Alumnus Chris Cummins invests in the lives of student athletes.


When Chris Cummins ’75 was a kid growing up in Belton, he would ride his bicycle over to Mary Hardin-Baylor, searching the campus for discarded Coke bottles to sell for two cents apiece.

“The college girls would sit outside the dorms drinking Cokes and then throw their bottles in the bushes. It wasn’t long before I realized I had a little piggy bank in the bushes there.”

That early entrepreneurial spirit has led to a successful career in the oil and gas service and supply industry. And when he had the opportunity to give back, Cummins could think of no better place than his alma mater.

“I’ve always wanted to do something for the university in some way or another. I got so much out of going to school here. It was time to give something back,” Cummins said.
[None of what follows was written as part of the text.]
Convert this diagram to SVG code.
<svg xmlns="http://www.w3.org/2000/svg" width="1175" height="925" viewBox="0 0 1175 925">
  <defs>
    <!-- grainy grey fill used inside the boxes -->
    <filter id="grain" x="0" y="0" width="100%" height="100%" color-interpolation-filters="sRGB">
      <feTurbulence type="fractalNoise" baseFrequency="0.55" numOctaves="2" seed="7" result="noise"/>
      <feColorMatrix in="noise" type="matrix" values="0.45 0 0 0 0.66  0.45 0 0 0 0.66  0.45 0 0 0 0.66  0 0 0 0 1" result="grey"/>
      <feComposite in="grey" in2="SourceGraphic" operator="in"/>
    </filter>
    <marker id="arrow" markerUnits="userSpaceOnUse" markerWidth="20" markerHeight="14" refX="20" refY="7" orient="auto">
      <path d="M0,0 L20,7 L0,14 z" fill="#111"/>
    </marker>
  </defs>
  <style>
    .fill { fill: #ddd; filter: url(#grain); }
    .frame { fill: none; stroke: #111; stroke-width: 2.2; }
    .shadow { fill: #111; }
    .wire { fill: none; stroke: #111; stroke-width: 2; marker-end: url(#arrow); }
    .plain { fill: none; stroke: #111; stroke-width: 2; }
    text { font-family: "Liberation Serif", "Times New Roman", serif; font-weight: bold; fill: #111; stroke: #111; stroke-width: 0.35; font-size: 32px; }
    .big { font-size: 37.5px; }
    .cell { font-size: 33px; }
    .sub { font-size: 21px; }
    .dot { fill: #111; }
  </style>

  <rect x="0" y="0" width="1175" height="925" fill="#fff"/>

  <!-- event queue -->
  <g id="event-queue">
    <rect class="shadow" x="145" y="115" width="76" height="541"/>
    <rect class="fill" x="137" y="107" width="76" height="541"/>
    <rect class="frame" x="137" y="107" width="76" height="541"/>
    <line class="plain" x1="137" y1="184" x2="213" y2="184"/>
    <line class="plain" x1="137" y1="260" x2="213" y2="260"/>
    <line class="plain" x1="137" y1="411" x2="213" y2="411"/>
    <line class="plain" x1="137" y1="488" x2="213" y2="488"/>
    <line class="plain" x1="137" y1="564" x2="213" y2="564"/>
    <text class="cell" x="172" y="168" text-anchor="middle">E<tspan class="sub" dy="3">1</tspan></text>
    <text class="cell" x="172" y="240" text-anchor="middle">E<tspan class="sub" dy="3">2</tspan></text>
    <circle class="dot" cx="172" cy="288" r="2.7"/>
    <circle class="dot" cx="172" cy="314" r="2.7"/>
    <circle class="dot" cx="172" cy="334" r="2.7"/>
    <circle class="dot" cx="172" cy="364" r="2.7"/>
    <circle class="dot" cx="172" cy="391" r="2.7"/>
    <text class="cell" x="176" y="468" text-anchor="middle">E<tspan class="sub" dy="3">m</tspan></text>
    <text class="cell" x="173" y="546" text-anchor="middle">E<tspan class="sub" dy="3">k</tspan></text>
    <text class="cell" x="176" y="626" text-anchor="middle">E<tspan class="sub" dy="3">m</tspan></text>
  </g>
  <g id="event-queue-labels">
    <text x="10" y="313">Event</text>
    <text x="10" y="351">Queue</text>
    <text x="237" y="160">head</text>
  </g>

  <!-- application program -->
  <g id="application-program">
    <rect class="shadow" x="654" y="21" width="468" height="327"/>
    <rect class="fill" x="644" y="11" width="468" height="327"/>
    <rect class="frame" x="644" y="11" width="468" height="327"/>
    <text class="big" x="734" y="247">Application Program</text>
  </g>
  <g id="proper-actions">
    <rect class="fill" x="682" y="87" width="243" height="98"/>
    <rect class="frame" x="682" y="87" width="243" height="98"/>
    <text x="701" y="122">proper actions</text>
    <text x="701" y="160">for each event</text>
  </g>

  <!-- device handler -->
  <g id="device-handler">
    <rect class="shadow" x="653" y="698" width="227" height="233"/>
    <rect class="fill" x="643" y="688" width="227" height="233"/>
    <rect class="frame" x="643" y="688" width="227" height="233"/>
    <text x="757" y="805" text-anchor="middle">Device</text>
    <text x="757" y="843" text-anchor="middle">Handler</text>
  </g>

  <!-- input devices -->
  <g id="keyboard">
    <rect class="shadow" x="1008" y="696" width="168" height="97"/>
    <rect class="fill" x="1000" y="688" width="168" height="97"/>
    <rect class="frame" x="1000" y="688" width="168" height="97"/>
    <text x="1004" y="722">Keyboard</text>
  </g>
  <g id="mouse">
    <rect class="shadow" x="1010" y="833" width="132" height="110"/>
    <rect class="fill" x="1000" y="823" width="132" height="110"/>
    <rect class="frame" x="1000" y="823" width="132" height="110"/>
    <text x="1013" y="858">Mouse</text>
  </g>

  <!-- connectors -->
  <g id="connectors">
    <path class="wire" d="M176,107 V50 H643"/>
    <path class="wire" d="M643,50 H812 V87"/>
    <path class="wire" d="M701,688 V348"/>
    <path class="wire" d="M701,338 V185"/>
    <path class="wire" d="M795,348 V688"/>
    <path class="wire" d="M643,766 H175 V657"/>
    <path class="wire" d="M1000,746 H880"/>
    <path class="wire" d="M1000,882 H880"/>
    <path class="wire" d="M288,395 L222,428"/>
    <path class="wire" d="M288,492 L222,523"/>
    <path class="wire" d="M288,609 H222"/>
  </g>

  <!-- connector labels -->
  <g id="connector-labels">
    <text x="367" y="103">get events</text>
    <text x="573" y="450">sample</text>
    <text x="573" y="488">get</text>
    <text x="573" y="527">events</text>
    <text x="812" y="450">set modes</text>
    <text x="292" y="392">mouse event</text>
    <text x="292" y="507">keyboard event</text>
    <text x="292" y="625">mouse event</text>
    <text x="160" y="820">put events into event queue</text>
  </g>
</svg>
After playing tackle at Belton High School, Cummins was recruited to a state school on a football scholarship. There he met his future wife, Cindy, and once they were married, the two returned to Belton where Cummins finished his education at Mary Hardin-Baylor.
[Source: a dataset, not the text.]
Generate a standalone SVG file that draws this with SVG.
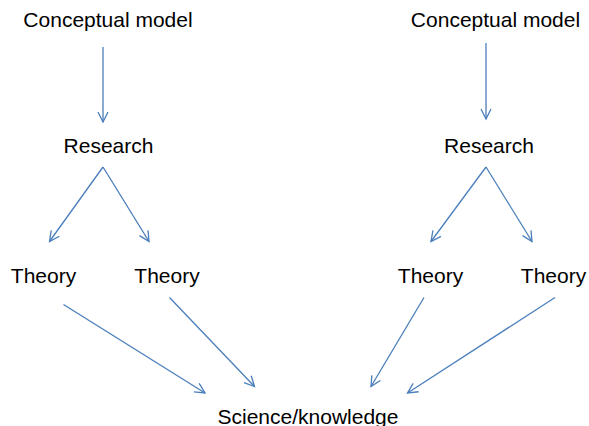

“There was such a difference going from a state school to UMHB. I was so impressed by the care and concern the teachers had for their students. They took an interest in me personally.”
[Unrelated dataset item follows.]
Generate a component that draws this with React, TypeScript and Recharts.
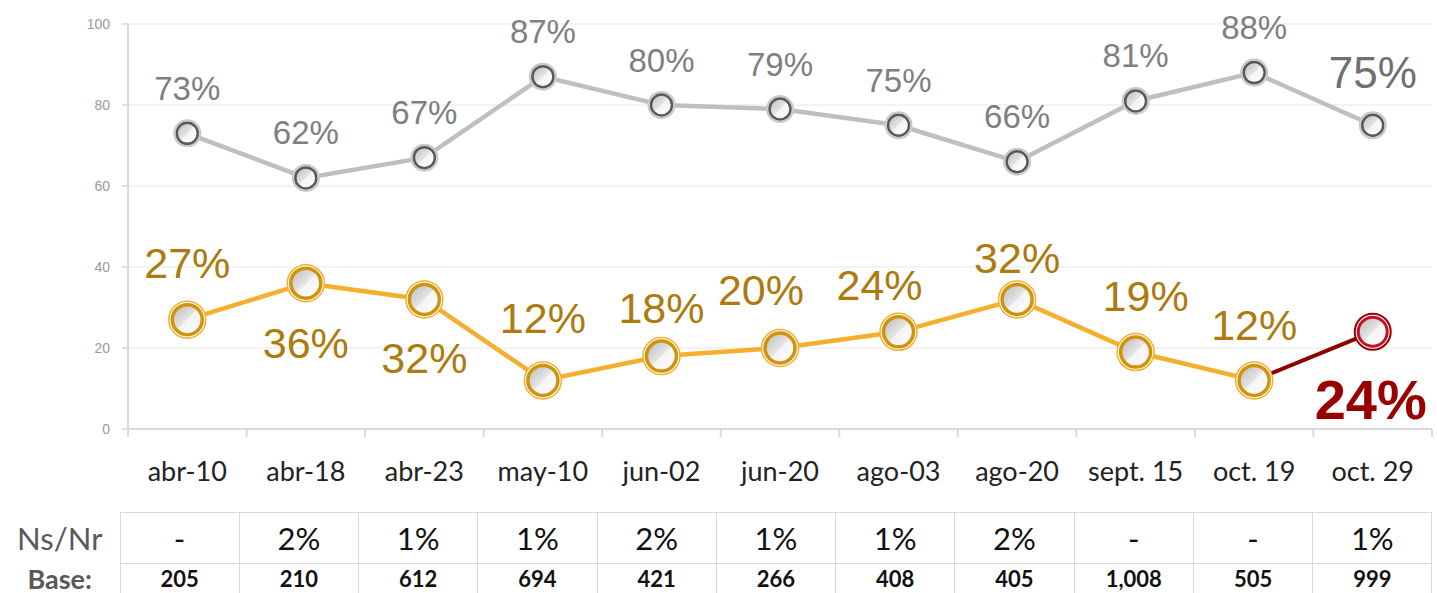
import { LineChart, Line, XAxis, YAxis, CartesianGrid } from 'recharts';

const CATEGORIES = ['abr-10', 'abr-18', 'abr-23', 'may-10', 'jun-02', 'jun-20', 'ago-03', 'ago-20', 'sept. 15', 'oct. 19', 'oct. 29'];
const GRAY_VALUES = [73, 62, 67, 87, 80, 79, 75, 66, 81, 88, 75];
const ORANGE_VALUES = [27, 36, 32, 12, 18, 20, 24, 32, 19, 12, 24];
const NS_NR = ['-', '2%', '1%', '1%', '2%', '1%', '1%', '2%', '-', '-', '1%'];
const BASE = ['205', '210', '612', '694', '421', '266', '408', '405', '1,008', '505', '999'];
const Y_TICKS = [0, 20, 40, 60, 80, 100];

// label placement relative to the point (layout only)
const ORANGE_LABEL_OFFSETS: [number, number][] = [
  [0, -57], [0, 60], [0, 59], [0, -62], [0, -48], [-19, -58],
  [-19, -47], [0, -41], [10, -56], [0, -55], [-2, 68],
];

const W = 1437;
const H = 593;
const PLOT_LEFT = 128;
const PLOT_RIGHT = 1432;
const HALF_BAND = (PLOT_RIGHT - PLOT_LEFT) / CATEGORIES.length / 2;
const LAST = CATEGORIES.length - 1;

const GRAY_LINE = '#BFBFBF';
const GRAY_TEXT = '#7F7F7F';
const ORANGE = '#F5AF2D';
const ORANGE_TEXT = '#AD7A0E';
const RED = '#8B0000';
const AXIS = '#D9D9D9';
const FONT = 'Lato, "Open Sans", sans-serif';
const LABEL_FONT = '"Liberation Sans", Arial, sans-serif';

const data = CATEGORIES.map((cat, i) => ({
  cat,
  gray: GRAY_VALUES[i],
  orange: i < LAST ? ORANGE_VALUES[i] : null,
  red: i >= LAST - 1 ? ORANGE_VALUES[i] : null,
}));

function XTick(props: any) {
  const { x, y, payload, index } = props;
  return (
    <g>
      <line x1={x - HALF_BAND} x2={x - HALF_BAND} y1={y} y2={y + 8} stroke={AXIS} strokeWidth={2} />
      {index === LAST && (
        <line x1={x + HALF_BAND} x2={x + HALF_BAND} y1={y} y2={y + 8} stroke={AXIS} strokeWidth={2} />
      )}
      <text x={x} y={y + 41} textAnchor="middle" dominantBaseline="central" fill="#222" fontSize={27} fontFamily={FONT}>
        {payload.value}
      </text>
    </g>
  );
}

function GrayDot(props: any) {
  const { cx, cy, index } = props;
  if (cx == null || cy == null) return <g key={`gd-${index}`} />;
  return (
    <g key={`gd-${index}`}>
      <circle cx={cx} cy={cy} r={13} fill="#fff" stroke="#C8C8C8" strokeWidth={2} />
      <circle cx={cx} cy={cy} r={10.5} fill="url(#markerFill)" stroke="#595959" strokeWidth={2.5} />
    </g>
  );
}

function OrangeDot(props: any) {
  const { cx, cy, index } = props;
  if (cx == null || cy == null) return <g key={`od-${index}`} />;
  return (
    <g key={`od-${index}`}>
      <circle cx={cx} cy={cy} r={18.5} fill="#fff" stroke={ORANGE} strokeWidth={1.5} />
      <circle cx={cx} cy={cy} r={15} fill="url(#markerFill)" stroke="#CF940E" strokeWidth={3.5} />
    </g>
  );
}

function RedDot(props: any) {
  const { cx, cy, index } = props;
  if (cx == null || cy == null || index !== LAST) return <g key={`rd-${index}`} />;
  return (
    <g key={`rd-${index}`}>
      <circle cx={cx} cy={cy} r={18} fill="#fff" stroke="#9A0000" strokeWidth={2} />
      <circle cx={cx} cy={cy} r={14.5} fill="url(#markerFill)" stroke="#C0142C" strokeWidth={3} />
    </g>
  );
}

function GrayLabel(props: any) {
  const { x, y, value, index } = props;
  if (value == null) return <g />;
  const last = index === LAST;
  return (
    <text
      x={x}
      y={y + (last ? -53 : -45)}
      textAnchor="middle"
      dominantBaseline="central"
      fill={last ? '#707070' : GRAY_TEXT}
      fontSize={last ? 44 : 33}
      fontFamily={LABEL_FONT}
    >
      {`${value}%`}
    </text>
  );
}

function OrangeLabel(props: any) {
  const { x, y, value, index } = props;
  if (value == null || index === LAST) return <g />;
  const [dx, dy] = ORANGE_LABEL_OFFSETS[index];
  return (
    <text x={x + dx} y={y + dy} textAnchor="middle" dominantBaseline="central" fill={ORANGE_TEXT} fontSize={43} fontFamily={LABEL_FONT}>
      {`${value}%`}
    </text>
  );
}

function RedLabel(props: any) {
  const { x, y, value, index } = props;
  if (value == null || index !== LAST) return <g />;
  const [dx, dy] = ORANGE_LABEL_OFFSETS[index];
  return (
    <text x={x + dx} y={y + dy} textAnchor="middle" dominantBaseline="central" fill="#990000" fontSize={56} fontWeight="bold" fontFamily={LABEL_FONT}>
      {`${value}%`}
    </text>
  );
}

const cell: React.CSSProperties = {
  border: `1px solid ${AXIS}`,
  textAlign: 'center',
  padding: 0,
};

export default function App() {
  const colW = (PLOT_RIGHT - 120) / CATEGORIES.length;
  return (
    <div style={{ position: 'absolute', left: 0, top: 0, width: W, height: H, background: '#fff', overflow: 'hidden' }}>
      <LineChart width={W} height={505} data={data} margin={{ top: 24, right: W - PLOT_RIGHT, left: 0, bottom: 0 }}>
        <defs>
          <linearGradient id="markerFill" x1="0" y1="0" x2="1" y2="1">
            <stop offset="0" stopColor="#B8B8B8" />
            <stop offset="0.5" stopColor="#E6E6E6" />
            <stop offset="0.5" stopColor="#F4F4F4" />
            <stop offset="1" stopColor="#FFFFFF" />
          </linearGradient>
        </defs>
        <CartesianGrid vertical={false} stroke="#EFEFEF" strokeWidth={1.5} />
        <XAxis
          dataKey="cat"
          height={76}
          interval={0}
          padding={{ left: HALF_BAND, right: HALF_BAND }}
          tickSize={0}
          tickMargin={0}
          tickLine={false}
          axisLine={{ stroke: AXIS, strokeWidth: 2 }}
          tick={<XTick />}
        />
        <YAxis
          width={PLOT_LEFT}
          domain={[0, 100]}
          ticks={Y_TICKS}
          interval={0}
          tickSize={6}
          tickMargin={12}
          axisLine={{ stroke: AXIS, strokeWidth: 2 }}
          tickLine={{ stroke: AXIS, strokeWidth: 1.5 }}
          tick={{ fill: '#9A9A9A', fontSize: 14, fontFamily: LABEL_FONT }}
        />
        <Line
          dataKey="gray"
          stroke={GRAY_LINE}
          strokeWidth={4.5}
          dot={GrayDot}
          activeDot={false}
          label={GrayLabel}
          isAnimationActive={false}
        />
        <Line
          dataKey="red"
          stroke={RED}
          strokeWidth={4}
          dot={RedDot}
          activeDot={false}
          label={RedLabel}
          connectNulls={false}
          isAnimationActive={false}
        />
        <Line
          dataKey="orange"
          stroke={ORANGE}
          strokeWidth={4.5}
          dot={OrangeDot}
          activeDot={false}
          label={OrangeLabel}
          isAnimationActive={false}
        />
      </LineChart>
      <table
        style={{
          position: 'absolute',
          left: 0,
          top: 512,
          width: PLOT_RIGHT,
          borderCollapse: 'collapse',
          tableLayout: 'fixed',
          fontFamily: FONT,
        }}
      >
        <colgroup>
          <col style={{ width: 120 }} />
          {CATEGORIES.map((c) => (
            <col key={c} style={{ width: colW }} />
          ))}
        </colgroup>
        <tbody>
          <tr style={{ height: 51 }}>
            <td style={{ textAlign: 'center', padding: 0, fontSize: 31, color: '#595959' }}>Ns/Nr</td>
            {NS_NR.map((v, i) => (
              <td key={i} style={{ ...cell, fontSize: 31, color: '#111' }}>{v}</td>
            ))}
          </tr>
          <tr style={{ height: 30 }}>
            <td style={{ textAlign: 'center', padding: 0, fontSize: 27, fontWeight: 'bold', color: '#595959', lineHeight: '28px' }}>Base:</td>
            {BASE.map((v, i) => (
              <td key={i} style={{ ...cell, fontSize: 22, fontWeight: 'bold', color: '#111', lineHeight: '28px' }}>{v}</td>
            ))}
          </tr>
        </tbody>
      </table>
    </div>
  );
}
Cummins worked through college in the accounting department of Mobil Chemical in Temple. After graduating, he moved to the Midland/Odessa area to work in the oil field service industry. He remains in the profession today, serving as Vice President of Sales for an oil field supply company based out of Birmingham, Ala.

“When I’m spending time with the team, I just want to be Chris. I don’t even want them to know that building is named after me. I just enjoy being a part of it; I enjoy getting to be around them.” — Chris Cummins ’75

Over the years, he and his wife have given major gifts to the university’s Football Excellence Fund, which supports the program’s operational budget.

“As a former athlete, I respect the fact that these kids play for the love of the game. They came here to play football, and my hope is they leave with a degree. I want to do something to make their time here a little nicer so they want that degree. There are so many people that kick in; I’ve just done what little I can do.”

When the university broke ground on a 9,429 square-foot expansion to the team’s field house this past April, it was quickly decided that the new building would be named Cummins Field House as a tribute to the Chris and Cindy, who have supported the program so generously in the past. The honor brings tears to Cummins’ eyes.

“Its humbling because there’s nothing perfect about me,” Cummins said. “I’m just an oil field hand who came across something good that happened in my life and wanted to share it.”